* _Exercise task_
Work out the number of lines in the listing that include the string "this". Reply with that number alone.

* * *

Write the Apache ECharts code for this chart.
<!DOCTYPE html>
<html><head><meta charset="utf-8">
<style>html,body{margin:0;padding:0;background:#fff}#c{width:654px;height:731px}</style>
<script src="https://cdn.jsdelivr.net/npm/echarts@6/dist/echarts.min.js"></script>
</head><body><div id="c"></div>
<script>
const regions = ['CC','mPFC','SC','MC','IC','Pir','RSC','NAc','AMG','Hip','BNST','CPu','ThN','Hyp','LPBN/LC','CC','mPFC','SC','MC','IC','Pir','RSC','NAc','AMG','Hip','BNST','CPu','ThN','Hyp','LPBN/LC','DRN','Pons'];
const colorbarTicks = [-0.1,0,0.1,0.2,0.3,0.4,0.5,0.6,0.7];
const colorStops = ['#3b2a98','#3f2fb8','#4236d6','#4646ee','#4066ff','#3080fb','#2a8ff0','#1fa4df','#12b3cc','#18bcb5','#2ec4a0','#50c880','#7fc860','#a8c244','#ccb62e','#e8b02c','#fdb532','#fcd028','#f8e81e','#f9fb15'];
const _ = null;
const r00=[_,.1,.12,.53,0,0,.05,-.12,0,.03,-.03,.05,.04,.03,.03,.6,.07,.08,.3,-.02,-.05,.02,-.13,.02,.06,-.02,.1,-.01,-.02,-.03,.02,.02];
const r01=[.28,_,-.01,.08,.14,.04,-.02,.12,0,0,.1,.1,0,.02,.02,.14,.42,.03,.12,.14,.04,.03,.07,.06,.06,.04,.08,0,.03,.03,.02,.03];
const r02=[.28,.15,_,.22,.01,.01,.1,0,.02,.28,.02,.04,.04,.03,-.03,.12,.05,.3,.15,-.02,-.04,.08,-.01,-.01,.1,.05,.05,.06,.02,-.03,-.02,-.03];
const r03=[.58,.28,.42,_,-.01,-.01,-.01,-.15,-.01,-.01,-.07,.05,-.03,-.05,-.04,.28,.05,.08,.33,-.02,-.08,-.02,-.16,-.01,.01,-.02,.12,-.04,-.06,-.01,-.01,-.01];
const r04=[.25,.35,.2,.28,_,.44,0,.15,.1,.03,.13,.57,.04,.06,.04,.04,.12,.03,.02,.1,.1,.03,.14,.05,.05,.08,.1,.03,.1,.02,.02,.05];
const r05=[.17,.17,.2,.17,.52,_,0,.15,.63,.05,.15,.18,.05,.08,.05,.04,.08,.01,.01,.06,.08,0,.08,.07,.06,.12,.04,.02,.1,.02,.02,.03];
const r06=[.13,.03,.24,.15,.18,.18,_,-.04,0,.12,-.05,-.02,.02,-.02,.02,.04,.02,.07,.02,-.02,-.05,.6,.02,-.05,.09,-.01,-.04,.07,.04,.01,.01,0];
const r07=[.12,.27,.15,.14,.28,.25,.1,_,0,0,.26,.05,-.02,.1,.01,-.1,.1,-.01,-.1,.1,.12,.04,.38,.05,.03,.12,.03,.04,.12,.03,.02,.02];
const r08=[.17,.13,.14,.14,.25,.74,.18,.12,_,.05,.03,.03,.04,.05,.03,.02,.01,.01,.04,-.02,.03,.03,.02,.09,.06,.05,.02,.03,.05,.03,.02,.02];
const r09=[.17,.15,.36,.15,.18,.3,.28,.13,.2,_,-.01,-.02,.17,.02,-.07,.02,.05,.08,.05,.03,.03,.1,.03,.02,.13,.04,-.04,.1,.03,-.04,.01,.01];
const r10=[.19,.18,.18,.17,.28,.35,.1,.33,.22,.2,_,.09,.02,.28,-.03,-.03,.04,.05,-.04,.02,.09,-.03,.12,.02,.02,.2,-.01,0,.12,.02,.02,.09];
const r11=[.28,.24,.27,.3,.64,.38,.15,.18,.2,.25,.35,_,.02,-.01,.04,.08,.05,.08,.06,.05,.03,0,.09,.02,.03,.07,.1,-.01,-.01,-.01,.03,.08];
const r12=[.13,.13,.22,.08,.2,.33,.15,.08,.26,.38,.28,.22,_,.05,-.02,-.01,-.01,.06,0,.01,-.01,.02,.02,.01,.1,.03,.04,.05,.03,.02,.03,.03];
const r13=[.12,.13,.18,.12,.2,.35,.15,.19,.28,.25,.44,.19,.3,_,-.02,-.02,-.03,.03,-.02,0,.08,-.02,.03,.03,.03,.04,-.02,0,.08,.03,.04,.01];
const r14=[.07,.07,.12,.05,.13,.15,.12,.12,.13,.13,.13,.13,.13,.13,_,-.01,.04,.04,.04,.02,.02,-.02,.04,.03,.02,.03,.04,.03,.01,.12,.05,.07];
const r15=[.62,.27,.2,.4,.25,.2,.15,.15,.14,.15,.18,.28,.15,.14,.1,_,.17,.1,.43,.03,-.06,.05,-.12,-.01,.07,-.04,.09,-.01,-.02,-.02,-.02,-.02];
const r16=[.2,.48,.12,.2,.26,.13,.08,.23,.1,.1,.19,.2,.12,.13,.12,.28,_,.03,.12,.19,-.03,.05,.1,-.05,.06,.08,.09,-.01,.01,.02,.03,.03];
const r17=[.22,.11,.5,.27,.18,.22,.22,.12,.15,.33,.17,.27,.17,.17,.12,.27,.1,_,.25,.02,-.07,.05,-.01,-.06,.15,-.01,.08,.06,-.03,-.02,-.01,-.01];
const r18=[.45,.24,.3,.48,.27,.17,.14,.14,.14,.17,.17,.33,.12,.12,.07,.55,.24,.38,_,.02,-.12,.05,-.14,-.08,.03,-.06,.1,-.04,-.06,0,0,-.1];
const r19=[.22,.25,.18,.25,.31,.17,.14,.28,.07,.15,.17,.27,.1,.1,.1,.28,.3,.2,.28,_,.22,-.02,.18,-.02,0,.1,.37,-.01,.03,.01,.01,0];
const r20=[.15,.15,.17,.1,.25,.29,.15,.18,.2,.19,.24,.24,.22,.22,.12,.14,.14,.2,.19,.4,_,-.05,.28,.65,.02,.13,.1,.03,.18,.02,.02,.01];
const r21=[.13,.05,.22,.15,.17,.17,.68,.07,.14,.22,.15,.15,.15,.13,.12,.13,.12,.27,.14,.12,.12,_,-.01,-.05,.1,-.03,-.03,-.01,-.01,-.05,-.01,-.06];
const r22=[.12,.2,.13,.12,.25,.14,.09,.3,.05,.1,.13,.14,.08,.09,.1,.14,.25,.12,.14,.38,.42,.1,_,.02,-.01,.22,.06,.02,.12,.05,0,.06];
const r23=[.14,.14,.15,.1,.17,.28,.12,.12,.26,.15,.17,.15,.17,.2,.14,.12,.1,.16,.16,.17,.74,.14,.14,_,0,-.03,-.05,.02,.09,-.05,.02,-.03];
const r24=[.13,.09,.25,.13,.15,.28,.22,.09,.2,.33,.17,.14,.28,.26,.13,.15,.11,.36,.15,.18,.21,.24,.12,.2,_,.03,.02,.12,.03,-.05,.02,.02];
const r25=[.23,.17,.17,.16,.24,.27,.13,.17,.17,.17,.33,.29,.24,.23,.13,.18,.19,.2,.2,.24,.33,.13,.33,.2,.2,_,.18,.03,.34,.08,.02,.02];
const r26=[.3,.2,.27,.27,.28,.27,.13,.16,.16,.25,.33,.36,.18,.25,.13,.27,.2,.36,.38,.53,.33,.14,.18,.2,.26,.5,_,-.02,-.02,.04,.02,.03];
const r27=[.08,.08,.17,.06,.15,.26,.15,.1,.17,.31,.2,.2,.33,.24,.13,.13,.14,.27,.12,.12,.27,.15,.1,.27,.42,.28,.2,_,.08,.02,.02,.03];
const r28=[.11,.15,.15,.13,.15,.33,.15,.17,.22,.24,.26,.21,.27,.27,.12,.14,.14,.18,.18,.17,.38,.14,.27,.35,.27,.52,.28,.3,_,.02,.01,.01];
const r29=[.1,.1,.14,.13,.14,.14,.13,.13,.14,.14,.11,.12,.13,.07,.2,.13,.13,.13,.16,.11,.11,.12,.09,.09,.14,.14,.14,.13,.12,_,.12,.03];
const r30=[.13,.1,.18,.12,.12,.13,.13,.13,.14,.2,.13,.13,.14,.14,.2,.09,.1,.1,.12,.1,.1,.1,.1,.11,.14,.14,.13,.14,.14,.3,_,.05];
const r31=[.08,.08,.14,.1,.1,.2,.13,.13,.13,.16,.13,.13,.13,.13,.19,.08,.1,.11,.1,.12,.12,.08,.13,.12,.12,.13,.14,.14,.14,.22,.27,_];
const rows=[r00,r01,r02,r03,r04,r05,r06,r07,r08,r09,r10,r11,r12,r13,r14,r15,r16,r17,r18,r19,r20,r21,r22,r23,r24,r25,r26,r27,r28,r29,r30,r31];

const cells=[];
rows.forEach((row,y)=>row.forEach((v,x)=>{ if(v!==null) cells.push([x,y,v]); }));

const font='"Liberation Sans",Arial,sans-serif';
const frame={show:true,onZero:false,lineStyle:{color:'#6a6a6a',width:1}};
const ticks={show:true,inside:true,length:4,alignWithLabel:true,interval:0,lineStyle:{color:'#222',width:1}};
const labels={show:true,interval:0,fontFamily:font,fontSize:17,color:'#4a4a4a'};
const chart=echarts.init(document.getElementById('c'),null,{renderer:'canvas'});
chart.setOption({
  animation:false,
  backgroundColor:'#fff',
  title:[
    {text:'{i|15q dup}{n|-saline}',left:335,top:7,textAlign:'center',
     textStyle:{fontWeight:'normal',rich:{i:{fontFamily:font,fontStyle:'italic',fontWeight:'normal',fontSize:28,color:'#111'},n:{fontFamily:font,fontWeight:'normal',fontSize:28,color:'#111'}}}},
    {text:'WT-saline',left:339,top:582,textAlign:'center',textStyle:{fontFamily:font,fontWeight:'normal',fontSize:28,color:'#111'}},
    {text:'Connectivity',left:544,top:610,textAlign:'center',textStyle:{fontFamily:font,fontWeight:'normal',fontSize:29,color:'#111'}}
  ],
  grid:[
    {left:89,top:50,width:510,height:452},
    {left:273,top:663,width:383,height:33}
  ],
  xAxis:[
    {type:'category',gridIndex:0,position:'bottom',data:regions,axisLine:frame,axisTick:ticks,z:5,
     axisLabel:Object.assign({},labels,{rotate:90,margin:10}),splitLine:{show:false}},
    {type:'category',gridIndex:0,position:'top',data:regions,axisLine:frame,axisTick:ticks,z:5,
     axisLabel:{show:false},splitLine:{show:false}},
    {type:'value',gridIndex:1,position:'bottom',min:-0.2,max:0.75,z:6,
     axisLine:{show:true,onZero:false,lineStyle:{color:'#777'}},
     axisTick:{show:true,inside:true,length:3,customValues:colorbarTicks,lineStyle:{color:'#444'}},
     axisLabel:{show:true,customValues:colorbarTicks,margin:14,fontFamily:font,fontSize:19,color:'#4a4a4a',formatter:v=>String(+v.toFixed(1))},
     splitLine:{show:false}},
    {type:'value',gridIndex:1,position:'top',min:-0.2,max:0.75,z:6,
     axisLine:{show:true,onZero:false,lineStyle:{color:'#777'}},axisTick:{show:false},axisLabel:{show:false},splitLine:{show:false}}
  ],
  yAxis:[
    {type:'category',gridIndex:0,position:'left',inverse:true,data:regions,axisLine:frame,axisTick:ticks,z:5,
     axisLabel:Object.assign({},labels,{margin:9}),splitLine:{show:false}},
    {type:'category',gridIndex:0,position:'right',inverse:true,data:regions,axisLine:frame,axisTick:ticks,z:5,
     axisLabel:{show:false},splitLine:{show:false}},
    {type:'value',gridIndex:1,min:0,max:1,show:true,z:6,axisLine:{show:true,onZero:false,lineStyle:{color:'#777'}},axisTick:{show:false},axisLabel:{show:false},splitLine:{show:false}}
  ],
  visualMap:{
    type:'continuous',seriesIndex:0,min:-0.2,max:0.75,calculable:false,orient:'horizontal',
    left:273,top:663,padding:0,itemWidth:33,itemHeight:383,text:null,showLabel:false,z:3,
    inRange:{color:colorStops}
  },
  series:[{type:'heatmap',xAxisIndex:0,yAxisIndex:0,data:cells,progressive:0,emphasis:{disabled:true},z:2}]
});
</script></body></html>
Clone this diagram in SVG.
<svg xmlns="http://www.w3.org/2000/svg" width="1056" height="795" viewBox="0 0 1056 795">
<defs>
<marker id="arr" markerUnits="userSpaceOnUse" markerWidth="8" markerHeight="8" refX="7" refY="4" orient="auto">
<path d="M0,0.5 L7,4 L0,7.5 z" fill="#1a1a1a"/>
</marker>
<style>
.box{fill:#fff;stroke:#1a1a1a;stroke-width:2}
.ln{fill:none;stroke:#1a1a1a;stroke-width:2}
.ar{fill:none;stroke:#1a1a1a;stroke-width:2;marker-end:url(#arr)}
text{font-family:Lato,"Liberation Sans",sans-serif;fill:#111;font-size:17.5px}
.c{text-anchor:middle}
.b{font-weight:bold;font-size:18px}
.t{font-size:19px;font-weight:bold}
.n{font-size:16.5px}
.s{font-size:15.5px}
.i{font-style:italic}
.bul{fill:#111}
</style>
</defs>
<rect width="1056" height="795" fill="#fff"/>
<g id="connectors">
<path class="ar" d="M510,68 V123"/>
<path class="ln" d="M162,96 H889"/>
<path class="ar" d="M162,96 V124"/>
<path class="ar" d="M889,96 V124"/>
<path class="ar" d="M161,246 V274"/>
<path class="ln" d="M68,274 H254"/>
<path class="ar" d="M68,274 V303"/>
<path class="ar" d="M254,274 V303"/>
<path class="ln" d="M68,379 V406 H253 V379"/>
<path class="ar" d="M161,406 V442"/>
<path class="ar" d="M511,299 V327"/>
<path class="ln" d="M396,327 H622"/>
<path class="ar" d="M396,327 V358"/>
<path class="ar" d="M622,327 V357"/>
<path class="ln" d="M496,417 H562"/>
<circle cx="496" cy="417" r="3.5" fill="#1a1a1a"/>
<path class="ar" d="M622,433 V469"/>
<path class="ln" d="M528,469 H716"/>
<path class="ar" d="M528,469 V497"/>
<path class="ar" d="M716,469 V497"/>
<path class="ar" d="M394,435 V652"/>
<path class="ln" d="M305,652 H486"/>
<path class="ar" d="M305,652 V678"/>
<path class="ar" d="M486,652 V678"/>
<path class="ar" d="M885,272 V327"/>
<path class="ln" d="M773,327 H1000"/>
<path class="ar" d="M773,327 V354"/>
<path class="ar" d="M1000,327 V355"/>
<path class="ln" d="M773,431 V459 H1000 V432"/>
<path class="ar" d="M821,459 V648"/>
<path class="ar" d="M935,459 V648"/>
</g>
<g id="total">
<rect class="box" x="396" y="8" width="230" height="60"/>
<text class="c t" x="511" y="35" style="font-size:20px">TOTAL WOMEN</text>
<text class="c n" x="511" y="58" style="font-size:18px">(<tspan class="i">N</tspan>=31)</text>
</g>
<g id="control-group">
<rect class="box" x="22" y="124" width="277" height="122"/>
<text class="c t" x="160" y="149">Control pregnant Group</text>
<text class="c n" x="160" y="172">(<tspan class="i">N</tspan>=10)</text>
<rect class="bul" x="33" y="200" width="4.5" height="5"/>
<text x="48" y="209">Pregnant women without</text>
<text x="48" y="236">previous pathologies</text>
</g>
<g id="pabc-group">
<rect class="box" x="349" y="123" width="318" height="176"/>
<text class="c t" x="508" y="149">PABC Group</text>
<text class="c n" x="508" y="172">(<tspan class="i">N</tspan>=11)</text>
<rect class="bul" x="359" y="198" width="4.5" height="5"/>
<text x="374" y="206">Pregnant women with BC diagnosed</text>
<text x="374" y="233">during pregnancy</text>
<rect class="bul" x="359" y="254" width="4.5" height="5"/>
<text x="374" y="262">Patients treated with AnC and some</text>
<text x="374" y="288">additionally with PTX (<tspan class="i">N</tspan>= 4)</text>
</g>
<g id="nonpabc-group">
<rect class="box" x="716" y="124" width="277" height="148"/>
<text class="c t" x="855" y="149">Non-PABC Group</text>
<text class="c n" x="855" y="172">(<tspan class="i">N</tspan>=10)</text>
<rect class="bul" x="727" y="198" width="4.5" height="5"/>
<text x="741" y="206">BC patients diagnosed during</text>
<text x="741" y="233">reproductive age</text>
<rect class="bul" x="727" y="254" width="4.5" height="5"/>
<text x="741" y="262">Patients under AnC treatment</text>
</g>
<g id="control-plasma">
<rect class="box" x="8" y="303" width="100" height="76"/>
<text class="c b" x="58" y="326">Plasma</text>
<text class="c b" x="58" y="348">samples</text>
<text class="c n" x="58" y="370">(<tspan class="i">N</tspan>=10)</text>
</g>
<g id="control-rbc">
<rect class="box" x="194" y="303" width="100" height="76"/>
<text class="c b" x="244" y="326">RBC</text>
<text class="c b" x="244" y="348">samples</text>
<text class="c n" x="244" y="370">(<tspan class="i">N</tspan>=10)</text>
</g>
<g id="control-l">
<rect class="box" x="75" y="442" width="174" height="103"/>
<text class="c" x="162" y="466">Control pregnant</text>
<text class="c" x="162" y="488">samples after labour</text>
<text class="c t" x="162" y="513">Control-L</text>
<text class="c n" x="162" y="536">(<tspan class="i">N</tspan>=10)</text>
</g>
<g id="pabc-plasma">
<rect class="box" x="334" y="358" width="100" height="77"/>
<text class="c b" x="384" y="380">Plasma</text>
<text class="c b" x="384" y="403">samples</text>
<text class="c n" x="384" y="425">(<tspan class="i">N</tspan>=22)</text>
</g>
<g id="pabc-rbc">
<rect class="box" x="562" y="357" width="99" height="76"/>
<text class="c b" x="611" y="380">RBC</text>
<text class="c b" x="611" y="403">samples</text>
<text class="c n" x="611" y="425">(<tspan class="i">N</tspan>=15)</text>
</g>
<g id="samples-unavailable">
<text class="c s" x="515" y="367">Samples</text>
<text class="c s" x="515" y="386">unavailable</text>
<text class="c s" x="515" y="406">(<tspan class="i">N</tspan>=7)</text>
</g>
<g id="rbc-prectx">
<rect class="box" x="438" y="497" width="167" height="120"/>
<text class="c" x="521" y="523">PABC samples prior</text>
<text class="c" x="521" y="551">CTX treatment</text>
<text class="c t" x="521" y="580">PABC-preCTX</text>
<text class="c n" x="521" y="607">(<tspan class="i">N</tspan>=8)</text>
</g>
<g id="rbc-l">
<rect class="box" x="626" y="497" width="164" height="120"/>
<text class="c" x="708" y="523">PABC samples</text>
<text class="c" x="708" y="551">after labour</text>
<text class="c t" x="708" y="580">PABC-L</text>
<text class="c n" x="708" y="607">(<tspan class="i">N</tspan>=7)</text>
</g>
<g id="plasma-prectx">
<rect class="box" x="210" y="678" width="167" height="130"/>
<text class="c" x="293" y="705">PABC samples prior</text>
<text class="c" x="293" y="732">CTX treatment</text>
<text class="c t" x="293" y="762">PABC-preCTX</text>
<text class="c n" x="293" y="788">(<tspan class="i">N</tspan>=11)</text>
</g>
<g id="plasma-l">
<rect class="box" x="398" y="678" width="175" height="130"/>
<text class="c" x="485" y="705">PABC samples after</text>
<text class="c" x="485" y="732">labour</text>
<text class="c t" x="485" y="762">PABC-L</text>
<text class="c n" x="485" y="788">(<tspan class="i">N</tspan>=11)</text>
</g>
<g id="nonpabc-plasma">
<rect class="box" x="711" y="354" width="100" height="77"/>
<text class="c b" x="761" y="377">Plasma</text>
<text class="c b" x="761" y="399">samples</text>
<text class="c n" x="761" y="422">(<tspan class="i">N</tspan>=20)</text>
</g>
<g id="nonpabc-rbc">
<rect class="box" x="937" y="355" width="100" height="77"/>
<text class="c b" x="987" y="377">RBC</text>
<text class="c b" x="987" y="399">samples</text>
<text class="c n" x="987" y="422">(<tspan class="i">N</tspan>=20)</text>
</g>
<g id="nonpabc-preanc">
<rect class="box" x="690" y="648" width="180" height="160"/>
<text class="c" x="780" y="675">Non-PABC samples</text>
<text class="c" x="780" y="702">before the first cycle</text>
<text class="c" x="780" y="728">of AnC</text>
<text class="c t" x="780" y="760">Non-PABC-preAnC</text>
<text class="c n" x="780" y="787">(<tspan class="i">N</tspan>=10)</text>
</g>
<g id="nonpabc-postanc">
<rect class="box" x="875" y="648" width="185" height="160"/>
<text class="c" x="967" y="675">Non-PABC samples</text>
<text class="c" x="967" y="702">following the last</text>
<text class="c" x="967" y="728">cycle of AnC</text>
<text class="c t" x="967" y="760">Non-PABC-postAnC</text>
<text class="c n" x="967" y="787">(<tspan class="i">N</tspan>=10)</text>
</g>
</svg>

* * *

* _Task solution_
2